とみやま

恋する宇宙のとみやまのネタバレレビュー・内容・結末

恋する宇宙(2009年製作の映画)
4.5

このレビューはネタバレを含みます

自分の中では傑作系映画を久々に観た気がする。

重い荷物を女性が持っていても、気が利かないし、手伝わない。顔にすぐ出てしまう。言葉に出してしまう。冗談を真に受けてしまう。が、ベスが好きになることで、自分の至らないと言われるであろうところを見つめられるようになる、というのが良い。

失楽園で、アダムは一人だったけれど、イヴが生まれることによって、他人と付き合う必要性が生まれる。つまり、恋してしまったベスと向き合うために、自分自身をどうにかしようとする。

いや、たしかに、ビミョーなところはある。アスペルガーについての説明をする台詞は悪どいなあとも感じるし、中盤はアスペルガー症候群である設定が薄れていて、恋愛映画が大切な部分を覆い隠していたりもする。
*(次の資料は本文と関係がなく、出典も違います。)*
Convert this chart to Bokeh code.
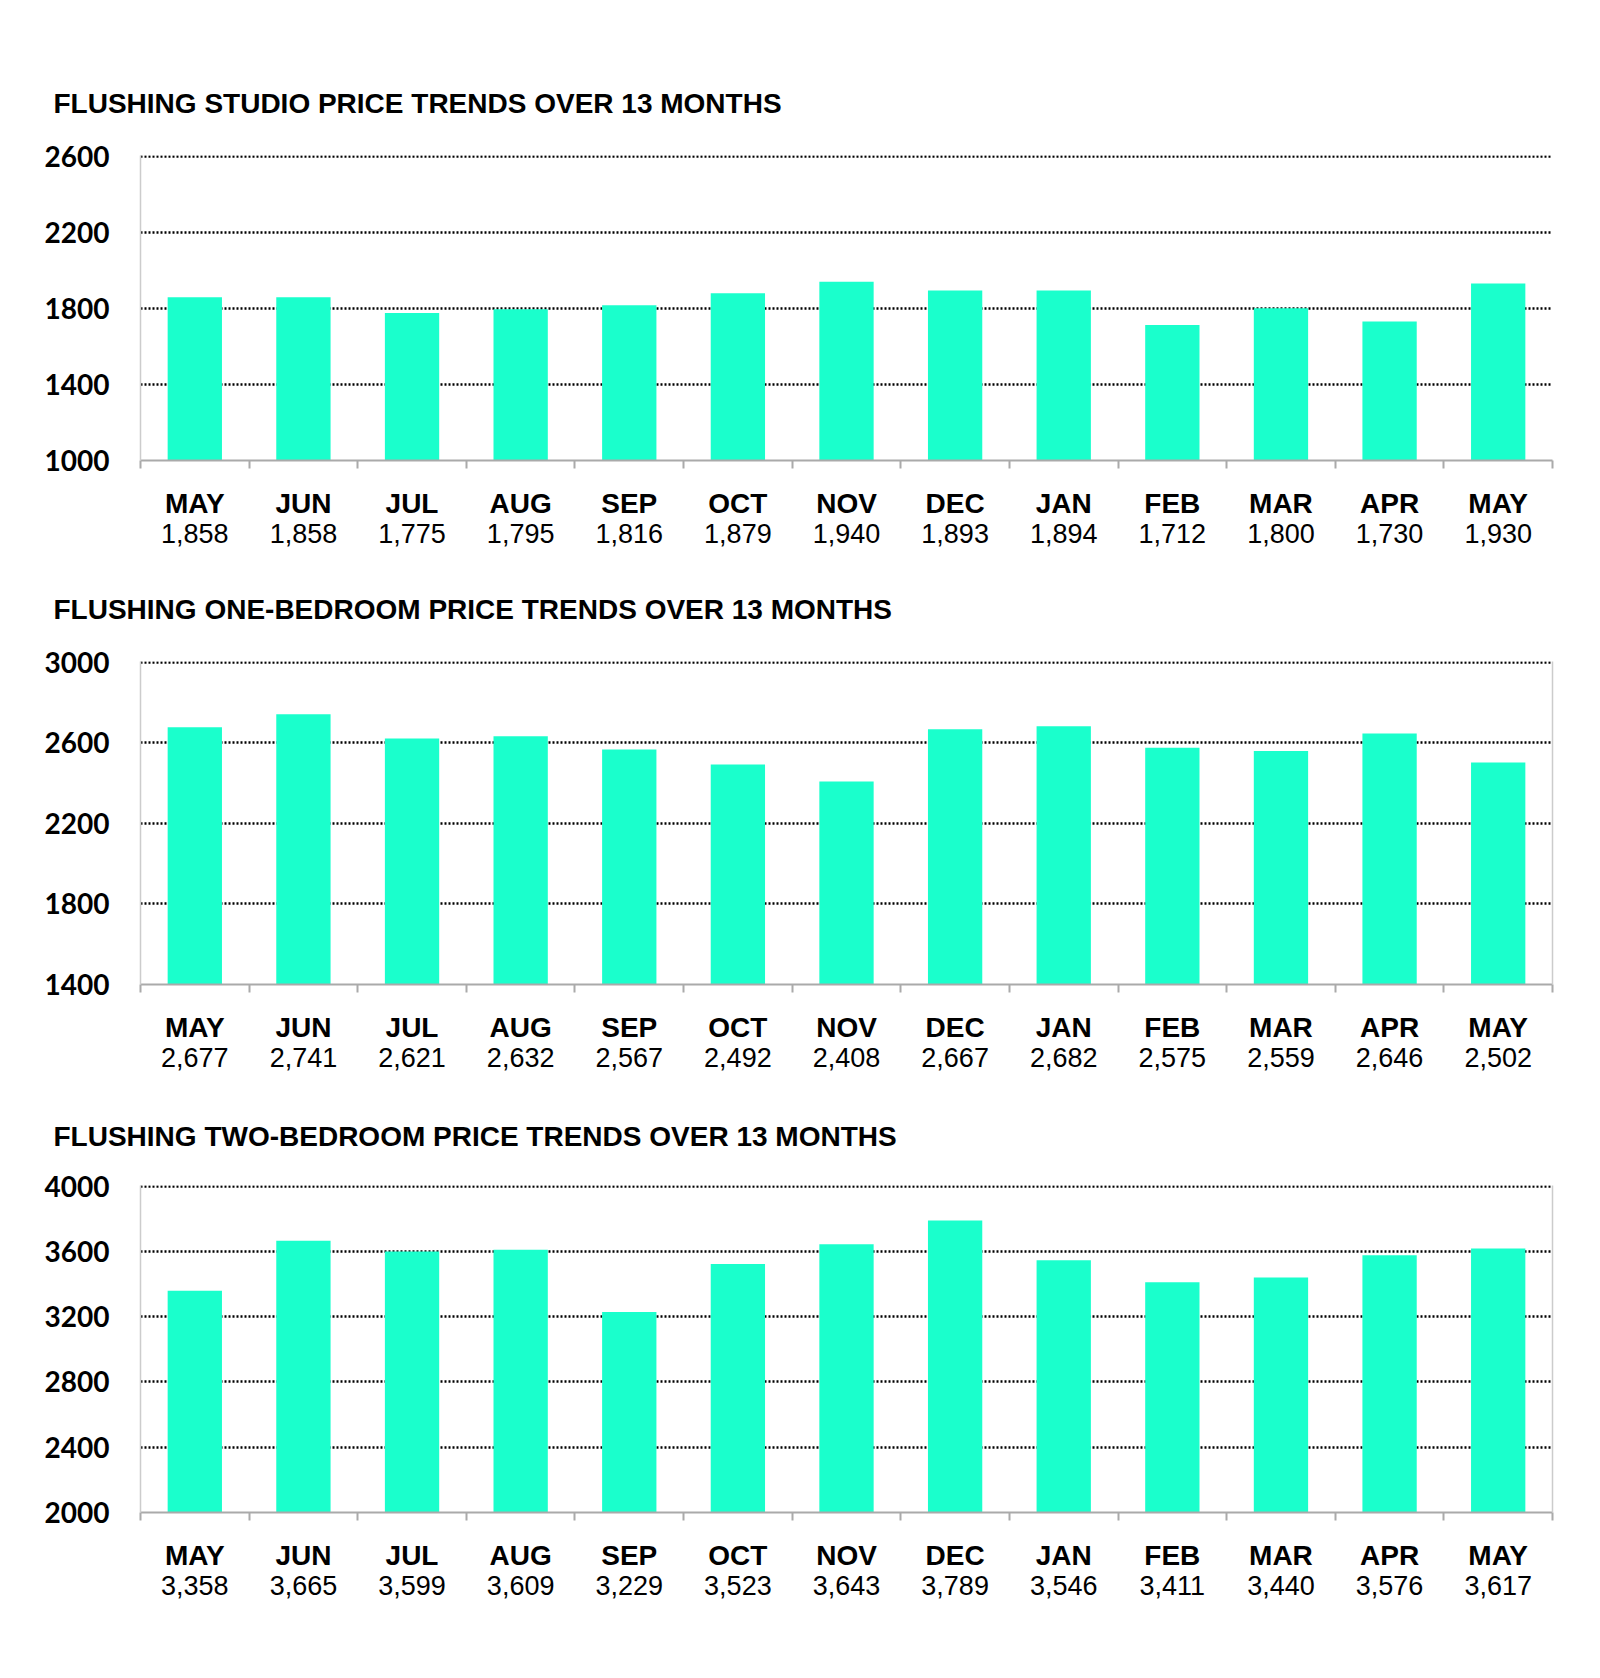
from bokeh.plotting import figure
from bokeh.models import (Range1d, LinearAxis, FixedTicker, Title, Grid, ColumnDataSource)
from bokeh.layouts import column
from bokeh.embed import file_html
from bokeh.resources import INLINE

months = ["MAY", "JUN", "JUL", "AUG", "SEP", "OCT", "NOV", "DEC", "JAN", "FEB", "MAR", "APR", "MAY"]

studio = [1858, 1858, 1775, 1795, 1816, 1879, 1940, 1893, 1894, 1712, 1800, 1730, 1930]
one_bed = [2677, 2741, 2621, 2632, 2567, 2492, 2408, 2667, 2682, 2575, 2559, 2646, 2502]
two_bed = [3358, 3665, 3599, 3609, 3229, 3523, 3643, 3789, 3546, 3411, 3440, 3576, 3617]

studio_ticks = [1000, 1400, 1800, 2200, 2600]
one_bed_ticks = [1400, 1800, 2200, 2600, 3000]
two_bed_ticks = [2000, 2400, 2800, 3200, 3600, 4000]

titles = [
    "FLUSHING STUDIO PRICE TRENDS OVER 13 MONTHS",
    "FLUSHING ONE-BEDROOM PRICE TRENDS OVER 13 MONTHS",
    "FLUSHING TWO-BEDROOM PRICE TRENDS OVER 13 MONTHS",
]

BAR = "#1AFFCC"
AXIS_GRAY = "#aaaaaa"
LIGHT_GRAY = "#cccccc"


def make(title, values, ticks, height, top, bottom, right_border, standoff):
    n = len(months)
    idx = list(range(n))
    pad = (ticks[1] - ticks[0]) * 0.008
    p = figure(x_range=Range1d(-0.5, n - 0.5),
               y_range=Range1d(ticks[0], ticks[-1] + pad),
               width=1590, height=height, output_backend="svg",
               toolbar_location=None, x_axis_location=None, y_axis_location=None,
               min_border_left=140, min_border_right=38,
               min_border_top=top, min_border_bottom=bottom)
    p.center = []
    p.outline_line_color = None
    p.background_fill_color = "white"
    p.border_fill_color = "white"

    p.title = Title(text=title, align="left", offset=-87, standoff=standoff,
                    text_font="Liberation Sans", text_font_size="28px",
                    text_font_style="bold", text_color="black")

    grid = Grid(dimension=1, ticker=FixedTicker(ticks=ticks[1:]),
                grid_line_color="black", grid_line_dash="2 2", grid_line_width=2.5)
    p.add_layout(grid)

    src = ColumnDataSource(dict(x=idx, top=values, month=months))
    p.vbar(x="x", top="top", bottom=ticks[0], width=0.5, source=src,
           fill_color=BAR, line_color=None)

    # left axis
    yax = LinearAxis(ticker=FixedTicker(ticks=ticks), major_tick_in=0, major_tick_out=0,
                     minor_tick_line_color=None, axis_line_color=LIGHT_GRAY,
                     axis_line_width=1.5, major_label_standoff=31,
                     major_label_text_font="Lato", major_label_text_font_size="28px",
                     major_label_text_font_style="bold", major_label_text_color="black")
    p.add_layout(yax, "left")

    if right_border:
        rax = LinearAxis(ticker=FixedTicker(ticks=[]), major_tick_in=0, major_tick_out=0,
                         minor_tick_line_color=None, axis_line_color=LIGHT_GRAY,
                         axis_line_width=1.5, major_label_text_font_size="1px")
        p.add_layout(rax, "right")

    # separator ticks between categories
    sep = [i - 0.5 for i in range(n + 1)]
    sax = LinearAxis(ticker=FixedTicker(ticks=sep),
                     major_tick_in=0, major_tick_out=8, major_tick_line_color=AXIS_GRAY,
                     major_tick_line_width=2, axis_line_color=AXIS_GRAY, axis_line_width=2,
                     minor_tick_line_color=None, major_label_text_font_size="1px",
                     major_label_text_alpha=0, major_label_standoff=0)
    p.add_layout(sax, "below")

    max_ = LinearAxis(ticker=FixedTicker(ticks=idx),
                      major_label_overrides={i: m for i, m in zip(idx, months)},
                      axis_line_color=None, major_tick_line_color=None,
                      minor_tick_line_color=None, major_label_standoff=13,
                      major_label_text_font="Liberation Sans",
                      major_label_text_font_size="28px",
                      major_label_text_font_style="bold",
                      major_label_text_color="black")
    p.add_layout(max_, "below")

    vax = LinearAxis(ticker=FixedTicker(ticks=idx),
                     major_label_overrides={i: f"{v:,}" for i, v in zip(idx, values)},
                     axis_line_color=None, major_tick_line_color=None,
                     minor_tick_line_color=None, major_label_standoff=-4,
                     major_label_text_font="Liberation Sans",
                     major_label_text_font_size="27px",
                     major_label_text_color="black")
    p.add_layout(vax, "below")
    return p


p1 = make(titles[0], studio, studio_ticks, 555, 155, 95, False, 73)
p2 = make(titles[1], one_bed, one_bed_ticks, 529, 105, 100, True, 73)
p3 = make(titles[2], two_bed, two_bed_ticks, 528, 100, 100, True, 68)

layout = column(p1, p2, p3, spacing=0)
open("out.html", "w").write(file_html(layout, INLINE))
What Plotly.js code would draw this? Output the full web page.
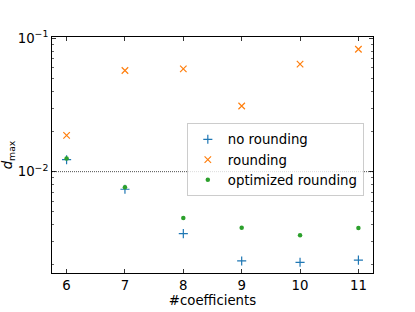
<!DOCTYPE html>
<html>
<head>
<meta charset="utf-8">
<script src="https://cdn.plot.ly/plotly-3.0.1.min.js"></script>
<style>html,body{margin:0;padding:0;background:#fff;}#chart{width:415px;height:312px;}</style>
</head>
<body>
<div id="chart"></div>
<script>
const coefficients = [6, 7, 8, 9, 10, 11];
const noRounding = [0.0123, 0.00738, 0.00343, 0.00214, 0.00209, 0.00217];
const rounding = [0.0187, 0.0574, 0.059, 0.0311, 0.064, 0.0828];
const optimizedRounding = [0.01256, 0.00763, 0.00449, 0.0038, 0.00333, 0.00378];
const thresholdValue = 0.01;
const yTickVals = [0.01, 0.1];
const yTickText = ['10<sup>\u22122</sup>', '10<sup>\u22121</sup>'];
const yMinorVals = [0.002,0.003,0.004,0.005,0.006,0.007,0.008,0.009,0.02,0.03,0.04,0.05,0.06,0.07,0.08,0.09];

const font = {family: 'DejaVu Sans', size: 13.3, color: '#000'};
const traces = [
  {x: coefficients, y: noRounding, mode: 'markers', name: 'no rounding',
   marker: {symbol: 'cross-thin-open', size: 6.5, color: '#1f77b4', line: {color: '#1f77b4', width: 1.2}}},
  {x: coefficients, y: rounding, mode: 'markers', name: 'rounding',
   marker: {symbol: 'x-thin-open', size: 6.5, color: '#ff7f0e', line: {color: '#ff7f0e', width: 1.2}}},
  {x: coefficients, y: optimizedRounding, mode: 'markers', name: 'optimized rounding',
   marker: {symbol: 'circle', size: 4.5, color: '#2ca02c'}}
];
const layout = {
  width: 415, height: 312,
  margin: {l: 52, r: 42, t: 37, b: 39},
  paper_bgcolor: '#fff', plot_bgcolor: '#fff',
  font: font,
  showlegend: true,
  legend: {x: 0.42, y: 0.635, xanchor: 'left', yanchor: 'top',
    bgcolor: 'rgba(255,255,255,0.8)', bordercolor: '#cccccc', borderwidth: 1,
    font: font, tracegroupgap: 0},
  xaxis: {range: [5.75, 11.25], tickvals: coefficients, ticktext: coefficients.map(String),
    ticks: 'inside', ticklen: 4, tickwidth: 0.8, tickcolor: '#000',
    showline: true, linecolor: '#000', linewidth: 1, mirror: 'ticks',
    showgrid: false, zeroline: false, tickfont: font,
    title: {text: '#coefficients', font: font, standoff: 3}},
  yaxis: {type: 'log', range: [-2.76, -0.99], tickmode: 'array', tickvals: yTickVals, ticktext: yTickText,
    ticks: 'inside', ticklen: 4, tickwidth: 0.8, tickcolor: '#000',
    minor: {tickmode: 'array', tickvals: yMinorVals, ticks: 'inside', ticklen: 2, tickwidth: 0.6, tickcolor: '#000', showgrid: false},
    showline: true, linecolor: '#000', linewidth: 1, mirror: 'ticks',
    showgrid: false, zeroline: false, tickfont: font,
    title: {text: '<i>d</i><sub>max</sub>', font: font, standoff: 3}},
  shapes: [{type: 'line', xref: 'paper', x0: 0, x1: 1, yref: 'y', y0: thresholdValue, y1: thresholdValue,
    line: {color: '#000', width: 0.7, dash: '1px,1px'}, layer: 'below'}]
};
Plotly.newPlot('chart', traces, layout, {displayModeBar: false, staticPlot: true});
</script>
</body>
</html>
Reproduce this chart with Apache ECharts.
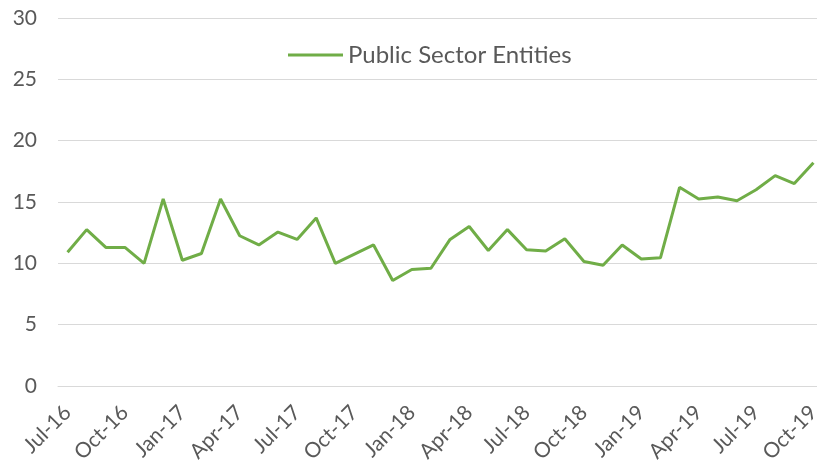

でも、なんというか、観ていて、アダムと向き合いたい、って思ってしまったんだよなあ。そう思わせてしまっただけで、この映画は良い作品だと思う。他人と向き合うのは、物語だからできる特権だな。

その、「向き合う」という点では、レストランでベスなりにアダムに向き合おうとするところとか、公園とかでアダムなりに感情を伝えようとするところが良かった。
何よりラスト。結局、別れてしまうというのが良かった。「(500)日のサマー」でもそうだったんだけど、別れてから分かることってあるよね。ってこと。
あの時ベスが一緒に来てくれなかったのは、やっぱり、「私にとってあなたは最適ではなかった」ってことだと思う。いくらアスペルガーで寄り添いたくても、恋人として寄り添いたくても、アダムには満たせなかった。そして、いくらベスがアダムに向き合うといっても、自分の人生がある。そこは譲れなかった。逆を言えば、アダムにとっても、ベスは最適ではなかったんだ。「体の一部」としか表現できなかったのはそこ。不安をかき消してくれる灯りでしかなかったんだ。だから、結局、別れてしまった。でも一人でも行けた。そうさせてくれたのはベスだし、成長するきっかけを作ったのはベスだよね。そして、その恋愛譚によって、自分のどうにもならなかったところを良くすることができたんだよ!